What Makes Us Curious?

Adcock has a few ideas in this vein. First, what doesn’t make us curious:

“From what we understand about the brain systems for motivation, you can’t be afraid, you can’t be anxious—because anxiety systems really clamp down on curiosity and produce stereotyped, rapid, simple responses that short circuit the kind of playful curiosity we’re so interested in facilitating in education and in therapy, too.”

Punishments are even more problematic, she says. “The comparisons between reward and threat motivators show that threat motivators are likely to impair learning—and that has great implications for many educational strategies like high-stakes testing.”

What does facilitate playful curiosity is an environment where we feel “safe and valued—not tense and worried.” This insight is confirmed by recent research showing that feeling safe makes us more creative.

In addition to a safe environment, we need to connect playful, exploratory behaviour with the highest rewards.

“If you give a child M&Ms for violin practice, they can’t be contingent on some particular behavior. If they are, what you’ll get is more of that specific behavior, which is not necessarily going to induce exploratory behavior. You could give M&Ms before or after violin practice, no matter how well it went. It might work, but the tit for tat of reinforcing violin is probably not going to inspire the playful attitude you want either.”

It’s this “playful reward anticipation” that inspires curiosity, thereby fueling motivation. Once we’re motivated by this curiosity, our brains are primed to remember what we learn along the way:

“Our work suggests that the motivational systems prime the hippocampus [the part of the brain responsible for memory] to record what’s important. And it’s a powerful explanation for why we remember what we do. It’s a brain state that makes us more receptive to incoming information.”

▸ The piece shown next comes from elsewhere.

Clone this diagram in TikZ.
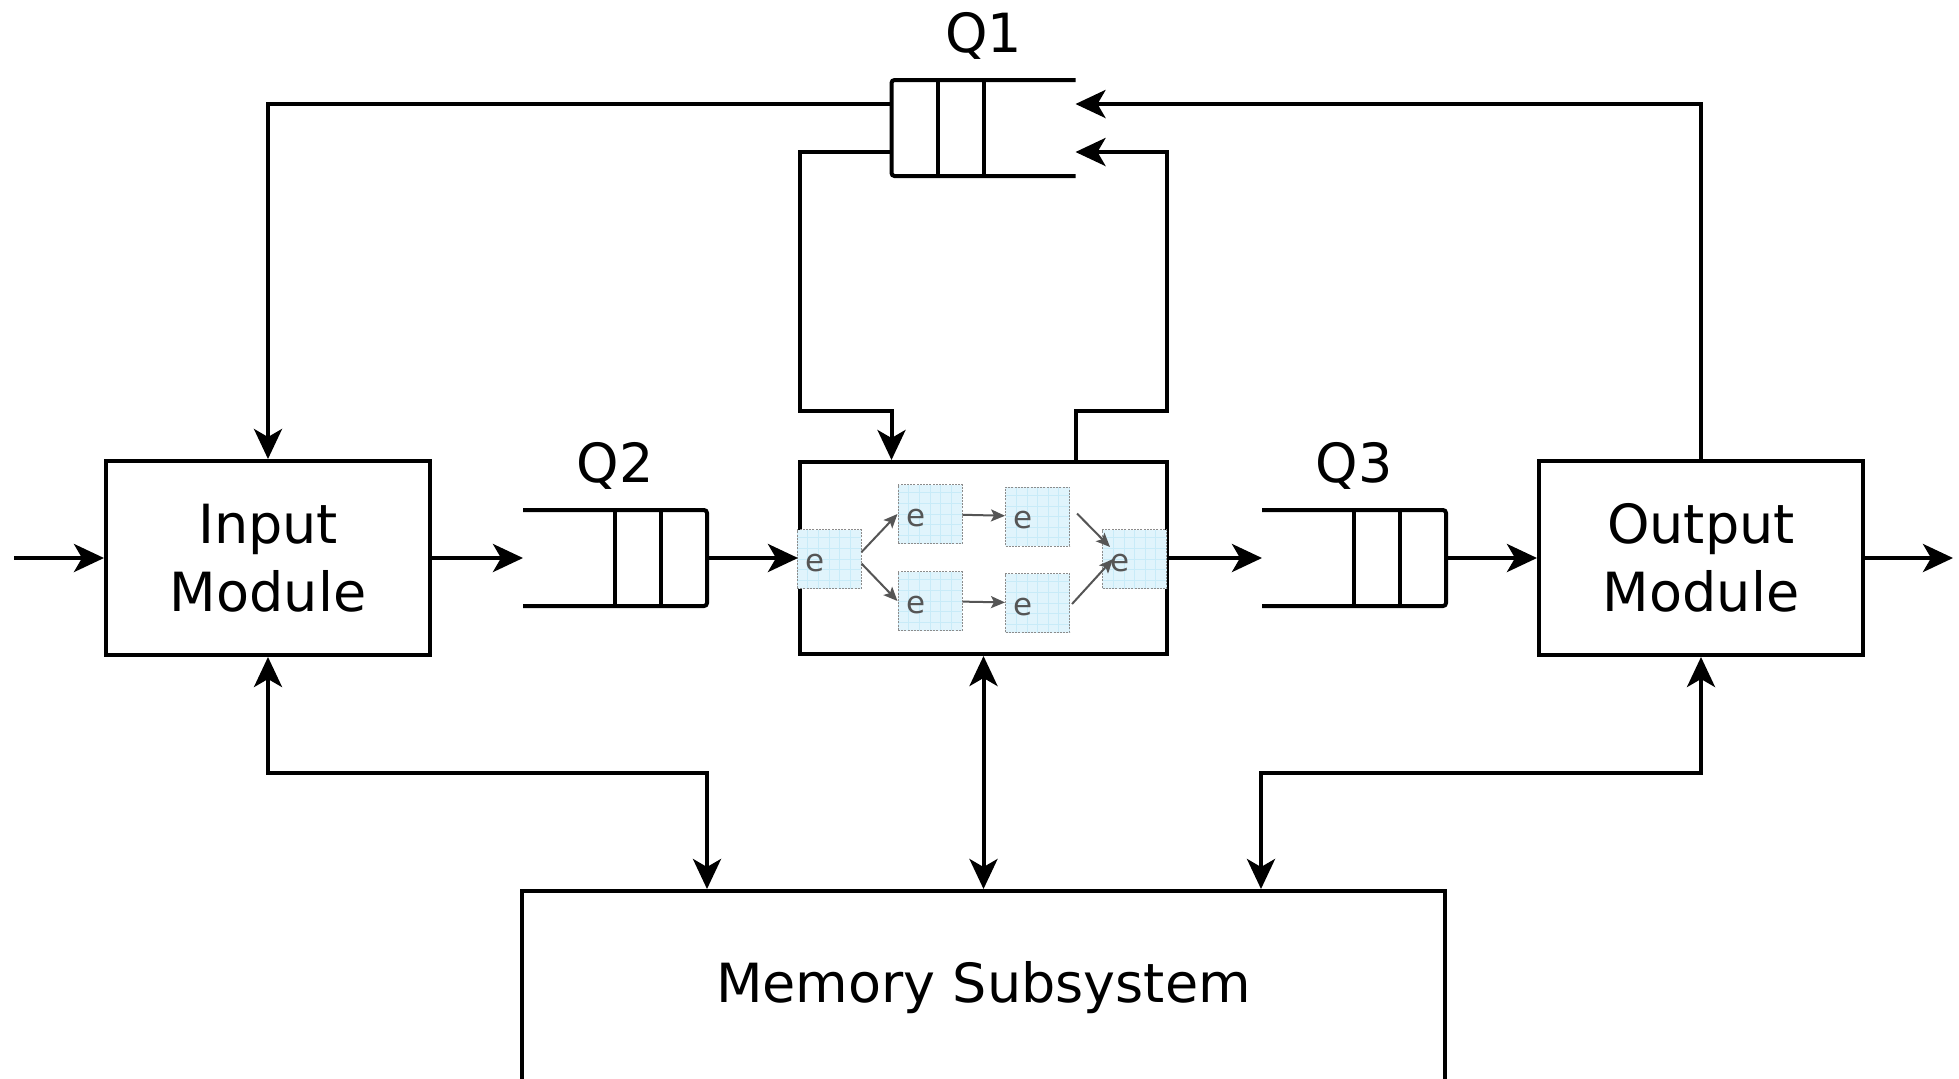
\documentclass[tikz,border=0pt]{standalone}
\usepackage{fontspec}
\setmainfont{DejaVu Sans}
\usetikzlibrary{arrows.meta,calc}

\definecolor{eboxfill}{HTML}{E0F4FC}
\definecolor{egridcol}{HTML}{C8EBF8}
\definecolor{eborder}{HTML}{8C8C8C}
\definecolor{elinecol}{HTML}{555555}

\newcommand\diagfont{\fontsize{27pt}{34pt}\selectfont}
\newcommand\efont{\fontsize{15.5pt}{18pt}\selectfont}

\begin{document}
\begin{tikzpicture}[x=0.5pt, y=-0.5pt,
  tip/.tip={Stealth[length=15pt,width=14pt,inset=4pt]},
  flow/.style={line width=2pt, -tip},
  biflow/.style={line width=2pt, tip-tip},
  module/.style={draw, line width=2pt, fill=white, minimum width=162pt,
    minimum height=97pt, inner sep=0pt, align=center, font=\diagfont},
  procbox/.style={draw, line width=2pt, fill=white, minimum width=183.5pt,
    minimum height=96pt, inner sep=0pt},
  membox/.style={draw, line width=2pt, fill=white, minimum width=461.5pt,
    minimum height=97pt, inner sep=0pt, font=\diagfont},
  qarea/.style={minimum width=92pt, minimum height=48pt, inner sep=0pt, outer sep=0pt},
  qline/.style={line width=2pt, rounded corners=1.5pt},
  qlabel/.style={font=\diagfont, inner sep=0pt, anchor=base},
  ebox/.style={draw=eborder, line width=0.5pt, dash pattern=on 1pt off 0.6pt,
    fill=eboxfill, minimum width=32pt, minimum height=29.5pt, inner sep=0pt,
    path picture={\draw[egridcol, line width=0.35pt, solid, step=5.33pt]
      (path picture bounding box.south west) grid (path picture bounding box.north east);},
    label={[font=\efont, text=elinecol, inner sep=0pt, xshift=-7pt, yshift=-2pt]center:e}},
  earrow/.style={draw=elinecol, line width=1pt, -{Stealth[length=7pt,width=6pt,inset=1.5pt]}}
]
\useasboundingbox (0,0) rectangle (1959,1078);
\clip (0,0) rectangle (1959,1078);

% main blocks
\node[module] (inmod) at (268,558) {Input\\Module};
\node[module] (outmod) at (1701,558) {Output\\Module};
\node[procbox] (proc) at (983.5,558) {};
\node[membox] (mem) at (983.5,988) {Memory Subsystem};

% queues
\node[qarea] (q1) at (983.5,128) {};
\node[qarea] (q2) at (615,558) {};
\node[qarea] (q3) at (1354,558) {};

% Q1: closed end on the left
\draw[qline] (q1.north east) -- (q1.north west) -- (q1.south west) -- (q1.south east);
\foreach \d in {23pt,46pt}
  \draw[line width=2pt] ([xshift=\d]q1.north west) -- ([xshift=\d]q1.south west);
% Q2 and Q3: closed end on the right
\foreach \q in {q2,q3}{
  \draw[qline] (\q.north west) -- (\q.north east) -- (\q.south east) -- (\q.south west);
  \foreach \d in {23pt,46pt}
    \draw[line width=2pt] ([xshift=-\d]\q.north east) -- ([xshift=-\d]\q.south east);
}
\node[qlabel] (q1lab) at ([yshift=14pt]q1.north) {Q1};
\node[qlabel] (q2lab) at ([yshift=14pt]q2.north) {Q2};
\node[qlabel] (q3lab) at ([yshift=14pt]q3.north) {Q3};

% processing elements inside the central block
\node[ebox] (e0) at (829,559) {};
\node[ebox] (e1) at (930,514) {};
\node[ebox] (e2) at (1037.5,516.5) {};
\node[ebox] (e3) at (930,601) {};
\node[ebox] (e4) at (1037.5,603) {};
\node[ebox] (e5) at (1134.5,559) {};
\draw[earrow] (e0.12) -- (e1.west);
\draw[earrow] (e0.-8) -- (e3.west);
\draw[earrow] (e1) -- (e2);
\draw[earrow] (e3) -- (e4);
\draw[earrow] ([shift={(7,-3)}]e2.east) -- ([shift={(8,-12)}]e5.west);
\draw[earrow] ([shift={(2,1)}]e4.east) -- ([shift={(11,0)}]e5.west);

% main data path
\coordinate (src) at (14,558);
\coordinate (sink) at (1953,558);
\draw[flow] (src) -- (inmod.west);
\draw[flow] (inmod.east) -- (q2.west);
\draw[flow] (q2.east) -- (proc.west);
\draw[flow] (proc.east) -- (q3.west);
\draw[flow] (q3.east) -- (outmod.west);
\draw[flow] (outmod.east) -- (sink);

% feedback through Q1
\coordinate (q1L1) at ($(q1.north west)!0.25!(q1.south west)$);
\coordinate (q1L2) at ($(q1.north west)!0.75!(q1.south west)$);
\coordinate (q1R1) at ($(q1.north east)!0.25!(q1.south east)$);
\coordinate (q1R2) at ($(q1.north east)!0.75!(q1.south east)$);
\coordinate (loopL) at (800,411);
\coordinate (loopR) at (1167,411);
\draw[flow] (q1L1) -| (inmod.north);
\draw[flow] (q1L2) -| (loopL) -| (proc.north -| q1L2);
\draw[flow] (proc.north -| q1R2) |- (loopR) |- (q1R2);
\draw[flow] (outmod.north) |- (q1R1);

% memory accesses
\coordinate (busL) at (707,773);
\coordinate (busR) at (1261,773);
\draw[biflow] (inmod.south) |- (busL) -- (mem.north -| busL);
\draw[biflow] (proc.south) -- (mem.north);
\draw[biflow] (outmod.south) |- (busR) -- (mem.north -| busR);
\end{tikzpicture}
\end{document}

This is an extremely valuable insight for those of us interested in using motivation to enhance learning.

“Laying it all out in the brain systems made it clear that individual differences in motivation aren’t just rhetoric. It showed that how people were being driven really determined how well people learned.”

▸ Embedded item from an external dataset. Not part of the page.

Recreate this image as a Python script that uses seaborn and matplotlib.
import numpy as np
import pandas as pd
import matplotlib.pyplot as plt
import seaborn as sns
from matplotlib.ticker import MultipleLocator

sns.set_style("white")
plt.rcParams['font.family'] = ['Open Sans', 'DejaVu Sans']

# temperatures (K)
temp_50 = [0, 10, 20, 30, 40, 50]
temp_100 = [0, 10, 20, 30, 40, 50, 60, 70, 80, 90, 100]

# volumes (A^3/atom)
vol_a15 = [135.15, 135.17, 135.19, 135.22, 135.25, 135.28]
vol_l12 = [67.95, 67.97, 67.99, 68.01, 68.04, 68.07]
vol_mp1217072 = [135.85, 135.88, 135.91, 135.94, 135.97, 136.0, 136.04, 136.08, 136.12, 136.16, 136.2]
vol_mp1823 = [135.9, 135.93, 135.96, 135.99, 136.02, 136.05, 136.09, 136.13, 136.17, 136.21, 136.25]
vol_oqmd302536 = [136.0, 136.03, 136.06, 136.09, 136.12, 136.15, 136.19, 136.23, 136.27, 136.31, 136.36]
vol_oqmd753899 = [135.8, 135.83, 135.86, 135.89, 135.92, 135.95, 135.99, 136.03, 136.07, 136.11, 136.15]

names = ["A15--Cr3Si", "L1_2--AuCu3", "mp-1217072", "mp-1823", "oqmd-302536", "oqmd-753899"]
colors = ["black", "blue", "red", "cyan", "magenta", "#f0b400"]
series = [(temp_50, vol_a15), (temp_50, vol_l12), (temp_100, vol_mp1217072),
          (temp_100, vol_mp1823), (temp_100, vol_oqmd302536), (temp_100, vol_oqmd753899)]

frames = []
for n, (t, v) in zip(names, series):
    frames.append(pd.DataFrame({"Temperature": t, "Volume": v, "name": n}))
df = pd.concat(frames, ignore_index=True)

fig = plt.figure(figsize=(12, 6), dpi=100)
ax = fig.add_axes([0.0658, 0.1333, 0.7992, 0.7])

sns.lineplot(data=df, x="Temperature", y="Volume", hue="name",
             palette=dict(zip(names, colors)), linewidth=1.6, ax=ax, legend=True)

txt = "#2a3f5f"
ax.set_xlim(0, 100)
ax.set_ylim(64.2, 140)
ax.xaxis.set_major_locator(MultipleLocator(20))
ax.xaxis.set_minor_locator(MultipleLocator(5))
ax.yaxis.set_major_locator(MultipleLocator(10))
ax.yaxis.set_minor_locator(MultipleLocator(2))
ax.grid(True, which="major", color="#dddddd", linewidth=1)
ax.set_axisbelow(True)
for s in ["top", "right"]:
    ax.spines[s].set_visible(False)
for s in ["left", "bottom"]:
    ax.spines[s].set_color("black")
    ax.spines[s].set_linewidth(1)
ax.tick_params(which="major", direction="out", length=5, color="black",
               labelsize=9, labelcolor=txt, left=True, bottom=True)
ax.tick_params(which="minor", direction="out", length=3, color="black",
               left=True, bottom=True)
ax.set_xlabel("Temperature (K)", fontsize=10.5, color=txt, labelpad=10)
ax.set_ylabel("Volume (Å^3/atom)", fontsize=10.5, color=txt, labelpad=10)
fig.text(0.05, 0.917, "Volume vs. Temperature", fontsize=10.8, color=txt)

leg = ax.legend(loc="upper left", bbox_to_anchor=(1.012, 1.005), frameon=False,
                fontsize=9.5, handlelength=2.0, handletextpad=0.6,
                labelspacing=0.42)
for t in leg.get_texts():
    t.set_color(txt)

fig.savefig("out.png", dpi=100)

Adcock and her team are now trying to simulate a motivated brain state in the lab. She describes one of her projects as follows:

“We’re now working on a series of studies where we’re asking people to try to generate these motivational states on their own. We simply asked people to just envision a motivated state. We gave them a few examples, like a coach saying encouraging words or a physical triumph of some sort, but we really left it up to the participants to find imagery that worked for them.

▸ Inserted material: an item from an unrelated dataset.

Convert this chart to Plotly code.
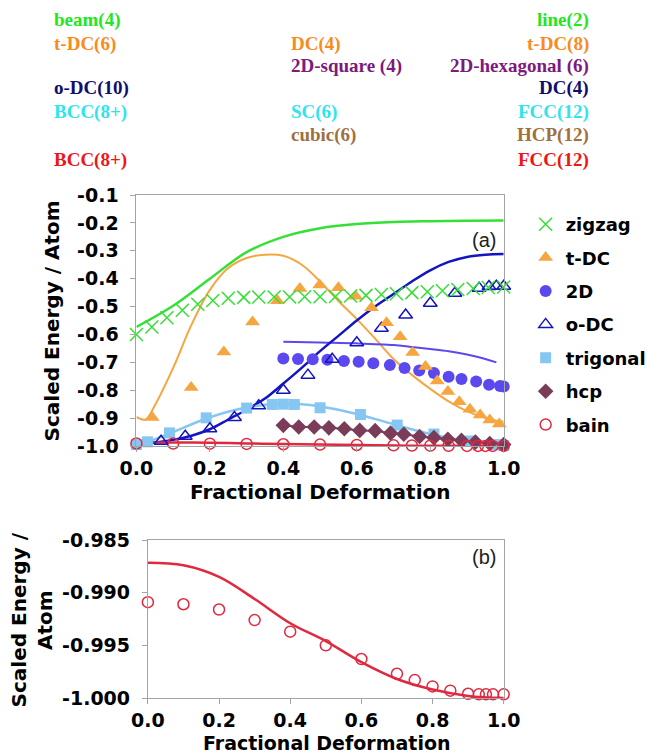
import plotly.graph_objects as go

W, H = 652, 756

# ---------------- data: panel (a) ----------------
zig_x = [0.0, 0.042, 0.083, 0.125, 0.167, 0.208, 0.25, 0.292, 0.333, 0.375, 0.417, 0.458,
         0.5, 0.542, 0.583, 0.625, 0.667, 0.708, 0.75, 0.792, 0.833, 0.875, 0.917, 0.958, 1.0]
zig_y = [-0.600, -0.573, -0.540, -0.513, -0.492, -0.478, -0.470, -0.467, -0.466, -0.466, -0.466, -0.465,
         -0.465, -0.464, -0.462, -0.460, -0.457, -0.454, -0.450, -0.447, -0.443, -0.439, -0.435, -0.432, -0.430]
zig_fit_x = [0.0, 0.1, 0.2, 0.3, 0.4, 0.5, 0.6, 0.7, 0.8, 0.9, 1.0]
zig_fit_y = [-0.573, -0.497, -0.400, -0.305, -0.250, -0.219, -0.204, -0.197, -0.194, -0.192, -0.191]

tdc_x = [0.043, 0.149, 0.238, 0.316, 0.384, 0.445, 0.499, 0.55, 0.597, 0.64, 0.681, 0.718,
         0.752, 0.787, 0.819, 0.848, 0.879, 0.908, 0.936, 0.962, 0.988]
tdc_y = [-0.898, -0.790, -0.663, -0.555, -0.479, -0.435, -0.423, -0.433, -0.463, -0.504, -0.558, -0.608,
         -0.665, -0.715, -0.767, -0.805, -0.841, -0.868, -0.889, -0.907, -0.921]
tdc_fit_x = [0.0, 0.025, 0.05, 0.1, 0.15, 0.2, 0.25, 0.3, 0.35, 0.4, 0.45, 0.5, 0.55, 0.6,
             0.65, 0.7, 0.75, 0.8, 0.85, 0.9, 0.95, 1.0]
tdc_fit_y = [-0.896, -0.905, -0.855, -0.720, -0.565, -0.440, -0.362, -0.326, -0.314, -0.318, -0.350,
             -0.410, -0.480, -0.545, -0.615, -0.688, -0.745, -0.795, -0.840, -0.875, -0.900, -0.913]

d2_x = [0.40, 0.44, 0.48, 0.52, 0.565, 0.605, 0.645, 0.69, 0.73, 0.77, 0.81, 0.85, 0.885, 0.925, 0.96, 0.99, 1.0]
d2_y = [-0.686, -0.688, -0.689, -0.691, -0.695, -0.698, -0.703, -0.710, -0.720, -0.729, -0.738, -0.752,
        -0.760, -0.769, -0.780, -0.785, -0.787]
d2_fit_x = [0.40, 0.5, 0.6, 0.7, 0.75, 0.8, 0.85, 0.9, 0.95, 0.98]
d2_fit_y = [-0.626, -0.629, -0.632, -0.638, -0.645, -0.652, -0.660, -0.672, -0.688, -0.700]

odc_x = [0.067, 0.133, 0.2, 0.267, 0.333, 0.4, 0.467, 0.533, 0.6, 0.667, 0.733, 0.8, 0.867, 0.933, 0.96, 0.98, 1.0]
odc_y = [-0.983, -0.965, -0.938, -0.898, -0.856, -0.800, -0.746, -0.689, -0.630, -0.578, -0.530, -0.488,
         -0.452, -0.434, -0.428, -0.427, -0.427]
odc_fit_x = [0.03, 0.1, 0.15, 0.2, 0.25, 0.3, 0.35, 0.4, 0.45, 0.5, 0.55, 0.6, 0.65, 0.7, 0.75,
             0.8, 0.85, 0.9, 0.95, 1.0]
odc_fit_y = [-0.990, -0.978, -0.963, -0.940, -0.905, -0.870, -0.830, -0.776, -0.720, -0.660, -0.605,
             -0.550, -0.500, -0.455, -0.410, -0.370, -0.340, -0.322, -0.314, -0.312]

tri_x = [0.0, 0.03, 0.09, 0.19, 0.30, 0.37, 0.40, 0.43, 0.50, 0.61, 0.71, 0.81, 0.91, 0.98, 1.0]
tri_y = [-0.995, -0.985, -0.953, -0.899, -0.864, -0.851, -0.850, -0.851, -0.863, -0.887, -0.925,
         -0.957, -0.982, -0.995, -0.998]
tri_fit_x = [0.03, 0.1, 0.2, 0.3, 0.4, 0.5, 0.6, 0.7, 0.8, 0.9, 1.0]
tri_fit_y = [-0.986, -0.950, -0.897, -0.862, -0.848, -0.858, -0.885, -0.922, -0.957, -0.983, -0.998]

hcp_x = [0.40, 0.442, 0.484, 0.524, 0.566, 0.608, 0.65, 0.692, 0.728, 0.771, 0.81, 0.848, 0.885,
         0.923, 0.962, 1.0]
hcp_y = [-0.926, -0.932, -0.932, -0.935, -0.938, -0.944, -0.945, -0.954, -0.958, -0.966, -0.970,
         -0.976, -0.980, -0.986, -0.991, -0.995]

# bain (shared by both panels)
bain_x = [0.0, 0.1, 0.2, 0.3, 0.4, 0.5, 0.6, 0.7, 0.75, 0.8, 0.85, 0.9, 0.93, 0.95, 0.97, 1.0]
bain_y = [-0.9909, -0.9911, -0.9916, -0.9926, -0.9937, -0.9950, -0.9963, -0.9977, -0.9983, -0.9989,
          -0.9993, -0.9996, -0.99965, -0.99965, -0.99965, -0.99965]
bain_fit_x = [0.0, 0.1, 0.2, 0.3, 0.4, 0.5, 0.6, 0.7, 0.8, 0.9, 1.0]
bain_fit_y = [-0.98716, -0.9874, -0.9885, -0.9906, -0.9929, -0.9946, -0.9966, -0.9982, -0.9992,
              -0.9998, -1.0]

# ticks
xa_vals = [0.0, 0.2, 0.4, 0.6, 0.8, 1.0]
xa_text = ["0.0", "0.2", "0.4", "0.6", "0.8", "1.0"]
ya_vals = [-1.0, -0.9, -0.8, -0.7, -0.6, -0.5, -0.4, -0.3, -0.2, -0.1]
ya_text = ["-1.0", "-0.9", "-0.8", "-0.7", "-0.6", "-0.5", "-0.4", "-0.3", "-0.2", "-0.1"]
yb_vals = [-1.0, -0.995, -0.99, -0.985]
yb_text = ["-1.000", "-0.995", "-0.990", "-0.985"]

# top labels (text only)
left_labels = ["beam(4)", "t-DC(6)", "", "o-DC(10)", "BCC(8+)", "", "BCC(8+)"]
mid_labels = ["", "DC(4)", "2D-square (4)", "", "SC(6)", "cubic(6)", ""]
right_labels = ["line(2)", "t-DC(8)", "2D-hexagonal (6)", "DC(4)", "FCC(12)", "HCP(12)", "FCC(12)"]

# ---------------- styles ----------------
GREEN = "#35e035"
ORANGE = "#f5a640"
BLUE2D = "#5b48ee"
NAVY = "#1414c0"
LBLUE = "#86c6f2"
HCP = "#7a3c58"
RED = "#e0283f"
row_colors = ["#22e622", "#fa8a1e", "#7d1a7d", "#0e0e70", "#2ee4ee", "#a0703f", "#ee1515"]
row_y = [20, 44, 66, 88, 112, 135, 160]

BOLD = dict(family="DejaVu Sans", weight="bold", color="black")

fig = go.Figure()

def line(x, y, color, width, xa="x", ya="y"):
    fig.add_trace(go.Scatter(x=x, y=y, mode="lines", line=dict(color=color, width=width, shape="spline", smoothing=1.0),
                             showlegend=False, hoverinfo="skip", xaxis=xa, yaxis=ya, cliponaxis=False))

# fit lines in panel (a)
line(zig_fit_x, zig_fit_y, GREEN, 2.5)
line(tdc_fit_x, tdc_fit_y, ORANGE, 2)
line(d2_fit_x, d2_fit_y, BLUE2D, 2)
line(odc_fit_x, odc_fit_y, NAVY, 2.5)
line(tri_fit_x, tri_fit_y, LBLUE, 2.5)
fig.add_trace(go.Scatter(x=hcp_x, y=hcp_y, mode="lines", line=dict(color=HCP, width=2),
                         showlegend=False, hoverinfo="skip", cliponaxis=False))
line(bain_fit_x, bain_fit_y, RED, 2.5)

def pts(name, x, y, symbol, size, color, filled=True, lw=1.5):
    if filled:
        marker = dict(symbol=symbol, size=size, color=color, line=dict(width=0))
    else:
        marker = dict(symbol=symbol, size=size, color=color, line=dict(width=lw, color=color))
    fig.add_trace(go.Scatter(x=x, y=y, mode="markers", name=name, marker=marker, legendgroup=name,
                             cliponaxis=False, xaxis="x", yaxis="y"))

pts("trigonal", tri_x, tri_y, "square", 11, LBLUE)
pts("hcp", hcp_x, hcp_y, "diamond", 12, HCP)
pts("bain", bain_x, bain_y, "circle-open", 11, RED, filled=False)
pts("2D", d2_x, d2_y, "circle", 12, BLUE2D)
pts("o-DC", odc_x, odc_y, "triangle-up-open", 12, NAVY, filled=False)
pts("t-DC", tdc_x, tdc_y, "triangle-up", 13, ORANGE)
pts("zigzag", zig_x, zig_y, "x-thin-open", 13, GREEN, filled=False)

# legend ranks
ranks = {"zigzag": 1, "t-DC": 2, "2D": 3, "o-DC": 4, "trigonal": 5, "hcp": 6, "bain": 7}
for tr in fig.data:
    if tr.name in ranks:
        tr.legendrank = ranks[tr.name]

# panel (b)
line(bain_fit_x, bain_fit_y, RED, 2.5, "x2", "y2")
fig.add_trace(go.Scatter(x=bain_x, y=bain_y, mode="markers", showlegend=False, xaxis="x2", yaxis="y2",
                         cliponaxis=False,
                         marker=dict(symbol="circle-open", size=11, color=RED, line=dict(width=1.5, color=RED))))

AX = dict(showline=True, mirror=True, linecolor="#9ea6a6", linewidth=1, ticks="outside", ticklen=5,
          tickcolor="#9ea6a6", showgrid=False, zeroline=False, tickfont=dict(BOLD, size=19),
          tickmode="array", automargin=False)

xa0, xa1 = 143 / W, 528 / W
xb0 = 155 / W
ya0, ya1 = 1 - 446 / H, 1 - 195 / H
yb0, yb1 = 1 - 698 / H, 1 - 540 / H

fig.update_layout(
    width=W, height=H, margin=dict(l=0, r=0, t=0, b=0),
    paper_bgcolor="white", plot_bgcolor="white",
    xaxis=dict(AX, domain=[xa0, xa1], anchor="y", range=[0, 1], tickvals=xa_vals, ticktext=xa_text,
               ticklabelstandoff=0),
    yaxis=dict(AX, domain=[ya0, ya1], anchor="x", range=[-1.0, -0.1], tickvals=ya_vals, ticktext=ya_text,
               ticklabelstandoff=8),
    xaxis2=dict(AX, domain=[xb0, xa1], anchor="y2", range=[0, 1], tickvals=xa_vals, ticktext=xa_text,
                ticklabelstandoff=0),
    yaxis2=dict(AX, domain=[yb0, yb1], anchor="x2", range=[-1.0, -0.985], tickvals=yb_vals, ticktext=yb_text,
                ticklabelstandoff=8),
    legend=dict(x=551 / W, y=1 - 206 / H, xanchor="left", yanchor="top", font=dict(BOLD, size=18),
                bgcolor="rgba(0,0,0,0)", traceorder="grouped", tracegroupgap=7, itemsizing="trace"),
    showlegend=True,
)

ann = []
def A(text, x, y, size, xanchor="center", angle=0, font=None, color="black"):
    f = dict(font or BOLD)
    f.update(size=size, color=color)
    ann.append(dict(text=text, x=x / W, y=1 - y / H, xref="paper", yref="paper", showarrow=False,
                    xanchor=xanchor, yanchor="middle", textangle=angle, font=f))

A("Scaled Energy / Atom", 55, 321, 20, angle=-90)
A("Fractional Deformation", 336, 492, 20)
A("Scaled Energy /<br>Atom", 34, 620, 20, angle=-90)
A("Fractional Deformation", 342, 743, 19)
A("(a)", 507, 240, 20, font=dict(family="Liberation Sans"), color="#222")
A("(b)", 507, 557, 20, font=dict(family="Liberation Sans"), color="#222")

SERIF = dict(family="Liberation Serif", weight="bold")
for i in range(len(row_y)):
    if left_labels[i]:
        A(left_labels[i], 55, row_y[i], 19, xanchor="left", font=SERIF, color=row_colors[i])
    if mid_labels[i]:
        A(mid_labels[i], 303, row_y[i], 19, xanchor="left", font=SERIF, color=row_colors[i])
    if right_labels[i]:
        A(right_labels[i], 619, row_y[i], 19, xanchor="right", font=SERIF, color=row_colors[i])

fig.update_layout(annotations=ann)
fig.write_html("out.html")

“I thought that we could just ask people to do this because they are so good at gearing up to get things done, especially in an academic setting. I thought they would do this pretty reliably and we’d see this in the activation in the midbrain, where the dopamine neurons reside. But when study participants were asked to do this, it was pretty unreliable. Some people were able to activate this brain system, others couldn’t. But then we gave them feedback on different techniques that might work—and showed them their activation in the midbrain. At the end of 20 minutes, people were able to activate the system with that feedback. So the surprises there were two-fold. One, people weren’t better at motivating themselves. Second, they could use our feedback to select strategies and do it better with no external stimuli. Those are fun outcomes with a lot of different implications.”

Many of these implications hold promise for students and teachers hoping to improve learning outcomes in both formal and informal education settings.

“Motivation, whether it’s positive or negative, has profound impact on what happens in the classroom. We’re still trying to understand all the ways that these states can influence the way students learn, and ultimately extend these insights to other learning contexts like psychotherapy and behavior change.”